**Entries with chart source code**
---*---

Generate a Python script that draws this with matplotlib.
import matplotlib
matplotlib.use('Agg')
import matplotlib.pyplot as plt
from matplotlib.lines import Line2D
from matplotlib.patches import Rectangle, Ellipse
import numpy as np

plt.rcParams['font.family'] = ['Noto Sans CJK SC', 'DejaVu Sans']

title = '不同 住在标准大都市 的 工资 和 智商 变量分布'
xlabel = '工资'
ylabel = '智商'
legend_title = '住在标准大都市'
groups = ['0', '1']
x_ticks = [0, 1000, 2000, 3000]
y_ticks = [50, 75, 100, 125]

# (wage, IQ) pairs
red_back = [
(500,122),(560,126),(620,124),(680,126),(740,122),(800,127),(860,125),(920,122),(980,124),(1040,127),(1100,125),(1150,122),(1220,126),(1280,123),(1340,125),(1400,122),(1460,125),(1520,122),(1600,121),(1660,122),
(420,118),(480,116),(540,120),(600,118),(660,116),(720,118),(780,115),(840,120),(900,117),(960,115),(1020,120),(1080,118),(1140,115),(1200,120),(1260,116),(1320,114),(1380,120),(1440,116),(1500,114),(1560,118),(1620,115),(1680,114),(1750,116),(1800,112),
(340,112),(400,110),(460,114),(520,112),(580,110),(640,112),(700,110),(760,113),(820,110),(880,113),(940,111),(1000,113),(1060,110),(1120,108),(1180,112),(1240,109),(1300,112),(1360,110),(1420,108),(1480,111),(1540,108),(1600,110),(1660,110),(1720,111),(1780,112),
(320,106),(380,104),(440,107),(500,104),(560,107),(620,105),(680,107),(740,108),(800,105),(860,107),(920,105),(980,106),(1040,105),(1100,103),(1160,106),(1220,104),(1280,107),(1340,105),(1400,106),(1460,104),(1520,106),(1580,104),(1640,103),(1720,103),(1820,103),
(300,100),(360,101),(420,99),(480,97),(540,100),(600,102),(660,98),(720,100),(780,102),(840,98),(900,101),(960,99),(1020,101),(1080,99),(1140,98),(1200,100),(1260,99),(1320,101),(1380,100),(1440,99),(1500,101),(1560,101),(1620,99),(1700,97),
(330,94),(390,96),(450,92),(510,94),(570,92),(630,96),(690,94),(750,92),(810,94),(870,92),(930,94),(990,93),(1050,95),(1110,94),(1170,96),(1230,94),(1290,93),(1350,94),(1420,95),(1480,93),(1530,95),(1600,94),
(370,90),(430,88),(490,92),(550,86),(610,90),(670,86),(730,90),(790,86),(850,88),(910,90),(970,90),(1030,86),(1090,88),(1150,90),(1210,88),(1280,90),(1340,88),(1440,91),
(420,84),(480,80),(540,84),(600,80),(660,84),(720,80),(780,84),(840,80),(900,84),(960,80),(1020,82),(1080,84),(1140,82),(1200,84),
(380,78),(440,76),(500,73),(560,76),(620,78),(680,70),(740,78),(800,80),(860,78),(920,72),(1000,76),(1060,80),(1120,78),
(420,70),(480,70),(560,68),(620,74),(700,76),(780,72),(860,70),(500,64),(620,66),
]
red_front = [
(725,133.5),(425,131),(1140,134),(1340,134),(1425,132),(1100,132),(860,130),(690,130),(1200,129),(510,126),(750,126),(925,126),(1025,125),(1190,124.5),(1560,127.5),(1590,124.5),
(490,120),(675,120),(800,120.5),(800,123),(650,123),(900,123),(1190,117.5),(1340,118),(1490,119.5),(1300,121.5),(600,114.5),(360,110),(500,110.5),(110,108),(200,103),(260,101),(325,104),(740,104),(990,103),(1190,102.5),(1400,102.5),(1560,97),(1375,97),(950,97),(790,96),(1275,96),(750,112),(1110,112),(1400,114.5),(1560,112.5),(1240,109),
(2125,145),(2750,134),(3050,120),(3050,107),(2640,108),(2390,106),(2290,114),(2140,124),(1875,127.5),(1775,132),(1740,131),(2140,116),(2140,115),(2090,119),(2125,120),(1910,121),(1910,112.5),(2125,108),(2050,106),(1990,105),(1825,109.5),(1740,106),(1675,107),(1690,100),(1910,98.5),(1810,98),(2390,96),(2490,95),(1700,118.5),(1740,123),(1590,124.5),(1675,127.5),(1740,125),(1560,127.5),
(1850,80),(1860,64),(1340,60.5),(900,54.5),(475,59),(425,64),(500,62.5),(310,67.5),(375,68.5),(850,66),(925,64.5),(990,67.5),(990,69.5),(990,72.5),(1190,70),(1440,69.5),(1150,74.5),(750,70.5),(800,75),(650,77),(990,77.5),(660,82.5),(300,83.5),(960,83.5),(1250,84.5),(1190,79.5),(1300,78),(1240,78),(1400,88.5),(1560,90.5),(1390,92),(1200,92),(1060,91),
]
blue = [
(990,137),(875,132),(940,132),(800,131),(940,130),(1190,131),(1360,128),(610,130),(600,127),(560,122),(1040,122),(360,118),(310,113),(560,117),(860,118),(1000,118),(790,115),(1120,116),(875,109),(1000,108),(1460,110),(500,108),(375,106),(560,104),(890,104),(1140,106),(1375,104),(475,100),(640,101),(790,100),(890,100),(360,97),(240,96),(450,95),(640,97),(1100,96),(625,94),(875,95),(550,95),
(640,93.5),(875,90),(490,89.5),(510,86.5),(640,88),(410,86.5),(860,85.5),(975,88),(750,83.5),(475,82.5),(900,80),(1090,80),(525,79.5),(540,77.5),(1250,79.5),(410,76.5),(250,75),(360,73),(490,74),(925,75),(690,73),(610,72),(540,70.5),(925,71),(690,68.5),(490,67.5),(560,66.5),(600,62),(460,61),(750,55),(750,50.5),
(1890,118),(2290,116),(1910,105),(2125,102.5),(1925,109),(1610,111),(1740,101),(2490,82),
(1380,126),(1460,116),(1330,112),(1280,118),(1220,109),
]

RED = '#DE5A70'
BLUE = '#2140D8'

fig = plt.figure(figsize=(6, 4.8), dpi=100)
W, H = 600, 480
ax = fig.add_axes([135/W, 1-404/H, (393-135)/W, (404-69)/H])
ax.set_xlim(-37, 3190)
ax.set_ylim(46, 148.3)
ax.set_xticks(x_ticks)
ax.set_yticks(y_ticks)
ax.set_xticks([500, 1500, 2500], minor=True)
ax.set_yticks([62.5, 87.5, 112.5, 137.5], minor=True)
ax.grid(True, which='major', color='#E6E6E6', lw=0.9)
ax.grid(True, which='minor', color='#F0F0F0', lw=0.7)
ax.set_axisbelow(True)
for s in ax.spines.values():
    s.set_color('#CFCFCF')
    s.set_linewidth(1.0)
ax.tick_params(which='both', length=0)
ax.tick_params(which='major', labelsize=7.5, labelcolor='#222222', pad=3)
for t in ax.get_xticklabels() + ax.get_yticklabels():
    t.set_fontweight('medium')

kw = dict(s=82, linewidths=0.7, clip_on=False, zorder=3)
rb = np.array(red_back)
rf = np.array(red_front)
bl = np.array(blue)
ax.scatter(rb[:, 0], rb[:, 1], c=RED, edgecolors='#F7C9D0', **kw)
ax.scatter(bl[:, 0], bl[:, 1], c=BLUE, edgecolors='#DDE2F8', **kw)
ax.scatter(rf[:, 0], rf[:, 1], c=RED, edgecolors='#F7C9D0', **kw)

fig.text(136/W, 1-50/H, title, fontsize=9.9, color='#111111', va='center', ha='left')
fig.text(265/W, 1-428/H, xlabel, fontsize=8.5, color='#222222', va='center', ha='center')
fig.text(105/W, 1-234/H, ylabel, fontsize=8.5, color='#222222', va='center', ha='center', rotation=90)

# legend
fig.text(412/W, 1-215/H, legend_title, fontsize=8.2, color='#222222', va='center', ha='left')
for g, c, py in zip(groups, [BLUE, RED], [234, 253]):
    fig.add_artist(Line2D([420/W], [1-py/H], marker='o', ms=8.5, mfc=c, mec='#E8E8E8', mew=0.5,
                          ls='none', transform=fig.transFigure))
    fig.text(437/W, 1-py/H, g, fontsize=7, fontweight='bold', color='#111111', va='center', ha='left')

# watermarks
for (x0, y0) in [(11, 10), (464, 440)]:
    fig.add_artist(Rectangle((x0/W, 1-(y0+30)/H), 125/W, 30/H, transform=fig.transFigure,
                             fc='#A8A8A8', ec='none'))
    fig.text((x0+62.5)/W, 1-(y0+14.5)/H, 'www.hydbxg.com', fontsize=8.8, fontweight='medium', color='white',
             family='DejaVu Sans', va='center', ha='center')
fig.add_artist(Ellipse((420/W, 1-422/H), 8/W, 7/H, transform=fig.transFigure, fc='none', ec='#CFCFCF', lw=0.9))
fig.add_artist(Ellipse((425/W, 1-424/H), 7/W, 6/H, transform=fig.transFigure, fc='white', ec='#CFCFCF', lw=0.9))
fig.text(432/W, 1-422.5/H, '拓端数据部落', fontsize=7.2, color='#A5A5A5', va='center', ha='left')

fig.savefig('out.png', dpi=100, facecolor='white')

---*---

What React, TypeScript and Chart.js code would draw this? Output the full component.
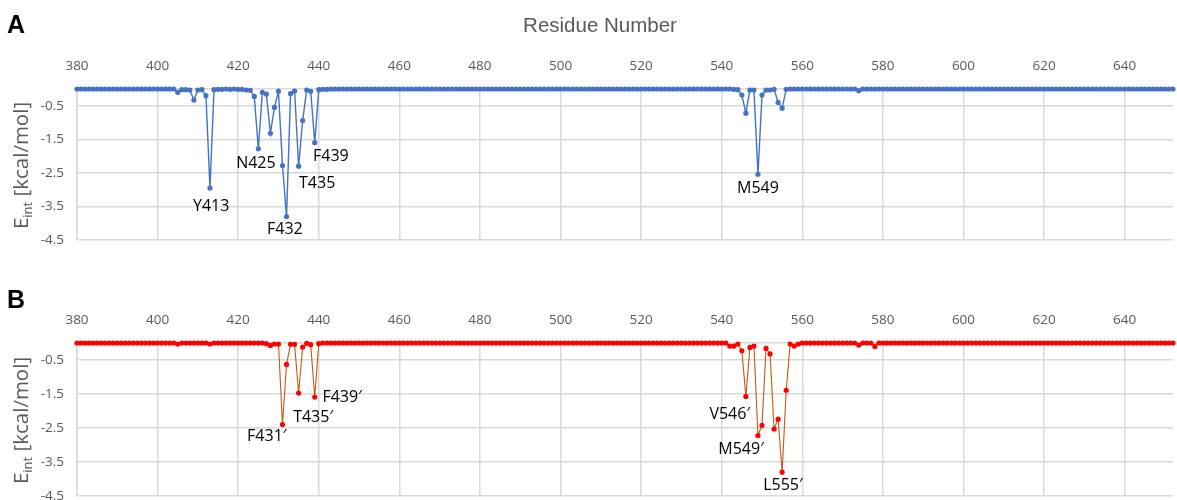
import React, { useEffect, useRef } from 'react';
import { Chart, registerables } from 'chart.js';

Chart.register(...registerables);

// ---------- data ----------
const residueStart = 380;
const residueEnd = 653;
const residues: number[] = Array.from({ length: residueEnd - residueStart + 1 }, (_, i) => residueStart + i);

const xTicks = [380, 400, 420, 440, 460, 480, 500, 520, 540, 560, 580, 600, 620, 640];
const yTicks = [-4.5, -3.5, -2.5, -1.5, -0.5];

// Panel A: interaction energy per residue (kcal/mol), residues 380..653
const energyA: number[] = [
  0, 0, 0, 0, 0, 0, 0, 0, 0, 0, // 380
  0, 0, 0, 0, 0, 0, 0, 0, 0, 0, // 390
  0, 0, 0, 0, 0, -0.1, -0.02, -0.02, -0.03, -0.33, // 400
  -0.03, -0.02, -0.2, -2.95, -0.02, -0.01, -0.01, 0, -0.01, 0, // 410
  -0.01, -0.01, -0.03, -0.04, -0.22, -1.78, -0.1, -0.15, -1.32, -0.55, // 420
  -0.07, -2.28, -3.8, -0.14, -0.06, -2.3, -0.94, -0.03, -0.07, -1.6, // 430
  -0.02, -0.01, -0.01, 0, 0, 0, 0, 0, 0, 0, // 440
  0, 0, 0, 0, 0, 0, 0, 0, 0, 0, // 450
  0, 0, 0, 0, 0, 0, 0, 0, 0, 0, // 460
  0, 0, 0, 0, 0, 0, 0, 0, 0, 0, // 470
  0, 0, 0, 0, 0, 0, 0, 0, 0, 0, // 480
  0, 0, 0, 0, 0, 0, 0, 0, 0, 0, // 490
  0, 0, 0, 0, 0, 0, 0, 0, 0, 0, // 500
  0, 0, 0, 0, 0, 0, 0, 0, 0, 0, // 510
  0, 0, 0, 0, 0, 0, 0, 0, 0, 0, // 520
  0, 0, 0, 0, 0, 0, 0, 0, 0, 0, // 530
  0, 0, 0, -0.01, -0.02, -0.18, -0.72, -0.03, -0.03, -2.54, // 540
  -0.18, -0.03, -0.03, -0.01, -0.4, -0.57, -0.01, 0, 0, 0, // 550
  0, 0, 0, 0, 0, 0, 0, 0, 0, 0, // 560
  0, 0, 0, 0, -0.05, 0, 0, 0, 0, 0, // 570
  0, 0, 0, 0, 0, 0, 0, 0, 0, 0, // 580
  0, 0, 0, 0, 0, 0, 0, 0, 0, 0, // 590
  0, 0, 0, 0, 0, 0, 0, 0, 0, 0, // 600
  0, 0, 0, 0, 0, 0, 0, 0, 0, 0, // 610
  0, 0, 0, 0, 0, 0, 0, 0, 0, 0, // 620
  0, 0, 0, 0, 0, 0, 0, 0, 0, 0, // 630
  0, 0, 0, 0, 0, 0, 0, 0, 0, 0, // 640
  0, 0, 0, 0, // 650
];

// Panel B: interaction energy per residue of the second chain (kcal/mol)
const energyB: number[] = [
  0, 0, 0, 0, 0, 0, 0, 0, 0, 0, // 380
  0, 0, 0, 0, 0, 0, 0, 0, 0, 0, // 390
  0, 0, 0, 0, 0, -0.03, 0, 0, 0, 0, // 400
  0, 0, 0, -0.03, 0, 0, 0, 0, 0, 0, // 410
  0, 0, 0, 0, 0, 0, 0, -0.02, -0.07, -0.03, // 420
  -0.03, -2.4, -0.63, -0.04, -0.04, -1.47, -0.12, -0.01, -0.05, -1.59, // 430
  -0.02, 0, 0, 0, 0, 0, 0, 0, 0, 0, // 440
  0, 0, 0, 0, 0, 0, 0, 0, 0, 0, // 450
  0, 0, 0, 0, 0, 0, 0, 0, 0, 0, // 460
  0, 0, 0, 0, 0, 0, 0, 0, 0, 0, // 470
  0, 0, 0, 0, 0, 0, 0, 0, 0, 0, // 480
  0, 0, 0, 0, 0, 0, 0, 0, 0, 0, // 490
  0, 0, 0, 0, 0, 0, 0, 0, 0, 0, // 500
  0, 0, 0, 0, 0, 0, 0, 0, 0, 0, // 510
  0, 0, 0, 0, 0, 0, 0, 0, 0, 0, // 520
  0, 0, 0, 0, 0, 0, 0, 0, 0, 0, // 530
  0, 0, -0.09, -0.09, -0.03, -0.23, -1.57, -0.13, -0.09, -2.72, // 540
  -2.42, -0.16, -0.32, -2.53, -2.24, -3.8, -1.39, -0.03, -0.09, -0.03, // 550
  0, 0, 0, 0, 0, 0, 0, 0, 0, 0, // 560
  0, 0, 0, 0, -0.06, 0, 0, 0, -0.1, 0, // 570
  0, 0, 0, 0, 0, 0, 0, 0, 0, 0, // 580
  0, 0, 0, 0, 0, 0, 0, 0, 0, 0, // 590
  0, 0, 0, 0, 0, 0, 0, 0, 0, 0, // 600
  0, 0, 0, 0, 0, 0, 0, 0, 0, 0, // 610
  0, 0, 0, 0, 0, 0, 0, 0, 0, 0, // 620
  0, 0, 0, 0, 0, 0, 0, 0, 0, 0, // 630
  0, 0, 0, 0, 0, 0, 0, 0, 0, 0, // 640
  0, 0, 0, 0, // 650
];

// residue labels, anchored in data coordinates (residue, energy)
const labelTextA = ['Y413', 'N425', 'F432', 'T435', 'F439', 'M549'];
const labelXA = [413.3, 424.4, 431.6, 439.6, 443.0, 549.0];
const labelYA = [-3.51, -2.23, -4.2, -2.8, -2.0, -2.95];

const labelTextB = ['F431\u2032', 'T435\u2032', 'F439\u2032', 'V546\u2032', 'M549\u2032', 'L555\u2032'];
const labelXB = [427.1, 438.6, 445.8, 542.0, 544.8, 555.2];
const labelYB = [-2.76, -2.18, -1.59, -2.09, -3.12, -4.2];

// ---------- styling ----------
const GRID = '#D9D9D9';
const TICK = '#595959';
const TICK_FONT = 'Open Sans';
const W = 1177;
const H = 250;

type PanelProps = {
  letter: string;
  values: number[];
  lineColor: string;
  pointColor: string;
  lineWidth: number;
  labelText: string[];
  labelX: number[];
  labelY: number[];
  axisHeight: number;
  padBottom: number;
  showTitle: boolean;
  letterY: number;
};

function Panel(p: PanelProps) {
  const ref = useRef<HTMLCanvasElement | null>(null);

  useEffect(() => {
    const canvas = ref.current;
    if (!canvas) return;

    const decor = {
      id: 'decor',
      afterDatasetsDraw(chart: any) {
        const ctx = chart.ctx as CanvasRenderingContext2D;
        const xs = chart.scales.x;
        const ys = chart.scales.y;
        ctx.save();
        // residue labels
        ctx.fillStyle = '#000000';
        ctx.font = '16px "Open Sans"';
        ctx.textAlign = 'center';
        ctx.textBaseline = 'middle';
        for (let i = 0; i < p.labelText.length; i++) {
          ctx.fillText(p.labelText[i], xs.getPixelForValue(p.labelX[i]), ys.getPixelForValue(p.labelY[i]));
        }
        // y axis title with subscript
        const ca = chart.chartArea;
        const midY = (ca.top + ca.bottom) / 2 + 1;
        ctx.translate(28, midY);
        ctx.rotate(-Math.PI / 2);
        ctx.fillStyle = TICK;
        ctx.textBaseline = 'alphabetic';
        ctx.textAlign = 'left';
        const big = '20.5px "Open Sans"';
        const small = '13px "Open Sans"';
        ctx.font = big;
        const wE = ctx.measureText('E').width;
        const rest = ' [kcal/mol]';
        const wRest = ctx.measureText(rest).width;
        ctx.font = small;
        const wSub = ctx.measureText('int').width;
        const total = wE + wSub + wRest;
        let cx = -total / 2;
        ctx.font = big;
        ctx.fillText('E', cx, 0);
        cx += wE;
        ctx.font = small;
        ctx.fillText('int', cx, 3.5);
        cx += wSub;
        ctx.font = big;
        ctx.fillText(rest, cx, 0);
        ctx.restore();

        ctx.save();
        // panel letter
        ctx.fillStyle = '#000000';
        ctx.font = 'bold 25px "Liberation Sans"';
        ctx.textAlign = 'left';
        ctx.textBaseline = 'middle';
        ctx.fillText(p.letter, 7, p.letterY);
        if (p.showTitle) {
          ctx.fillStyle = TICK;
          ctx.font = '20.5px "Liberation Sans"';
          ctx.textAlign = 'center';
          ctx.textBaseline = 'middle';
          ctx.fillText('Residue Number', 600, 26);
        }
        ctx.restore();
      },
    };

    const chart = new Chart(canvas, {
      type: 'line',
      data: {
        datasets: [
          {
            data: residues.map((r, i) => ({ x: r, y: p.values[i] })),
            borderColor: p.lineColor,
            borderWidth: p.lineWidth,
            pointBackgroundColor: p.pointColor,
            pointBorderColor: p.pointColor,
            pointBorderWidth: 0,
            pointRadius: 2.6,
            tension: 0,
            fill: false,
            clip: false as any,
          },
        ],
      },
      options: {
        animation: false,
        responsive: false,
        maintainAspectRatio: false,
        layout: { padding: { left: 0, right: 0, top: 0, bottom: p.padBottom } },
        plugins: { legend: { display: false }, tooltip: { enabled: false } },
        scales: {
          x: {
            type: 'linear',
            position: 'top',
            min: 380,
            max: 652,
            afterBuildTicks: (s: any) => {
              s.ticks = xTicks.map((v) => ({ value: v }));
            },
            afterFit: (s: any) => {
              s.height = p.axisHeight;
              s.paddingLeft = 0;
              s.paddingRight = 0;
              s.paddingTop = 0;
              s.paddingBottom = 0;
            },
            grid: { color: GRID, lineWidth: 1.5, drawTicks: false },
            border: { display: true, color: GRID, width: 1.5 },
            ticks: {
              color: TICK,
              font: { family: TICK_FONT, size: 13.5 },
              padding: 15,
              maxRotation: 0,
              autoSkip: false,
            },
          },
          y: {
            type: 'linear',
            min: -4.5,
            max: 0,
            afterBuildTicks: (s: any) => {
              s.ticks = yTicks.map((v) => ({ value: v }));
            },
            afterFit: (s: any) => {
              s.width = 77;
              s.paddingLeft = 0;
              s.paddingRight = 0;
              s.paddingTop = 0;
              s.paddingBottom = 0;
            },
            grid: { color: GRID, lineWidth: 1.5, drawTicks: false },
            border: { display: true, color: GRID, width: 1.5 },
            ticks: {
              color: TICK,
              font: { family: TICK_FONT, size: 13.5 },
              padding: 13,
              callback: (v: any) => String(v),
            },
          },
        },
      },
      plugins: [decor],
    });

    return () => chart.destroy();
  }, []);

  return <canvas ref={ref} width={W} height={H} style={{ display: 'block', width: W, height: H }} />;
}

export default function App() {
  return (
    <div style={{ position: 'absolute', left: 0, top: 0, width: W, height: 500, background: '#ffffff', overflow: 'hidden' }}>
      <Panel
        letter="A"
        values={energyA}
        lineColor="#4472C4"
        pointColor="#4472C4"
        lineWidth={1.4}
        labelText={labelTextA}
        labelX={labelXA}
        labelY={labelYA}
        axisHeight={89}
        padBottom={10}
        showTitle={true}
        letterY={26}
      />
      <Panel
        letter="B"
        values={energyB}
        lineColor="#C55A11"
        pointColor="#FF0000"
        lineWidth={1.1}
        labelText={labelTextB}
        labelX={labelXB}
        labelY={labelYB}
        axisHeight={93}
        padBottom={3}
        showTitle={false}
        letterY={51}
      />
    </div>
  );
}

---*---

**What needs to be done**
Everything above from the line with "What React, TypeScript" through the line with "const yTicks = [-4.5, -3.5, -2.5, -1.5, -0.5];" should be retyped exactly, and nothing else; omit pictures.

**Answer below**
What React, TypeScript and Chart.js code would draw this? Output the full component.
import React, { useEffect, useRef } from 'react';
import { Chart, registerables } from 'chart.js';

Chart.register(...registerables);

// ---------- data ----------
const residueStart = 380;
const residueEnd = 653;
const residues: number[] = Array.from({ length: residueEnd - residueStart + 1 }, (_, i) => residueStart + i);

const xTicks = [380, 400, 420, 440, 460, 480, 500, 520, 540, 560, 580, 600, 620, 640];
const yTicks = [-4.5, -3.5, -2.5, -1.5, -0.5];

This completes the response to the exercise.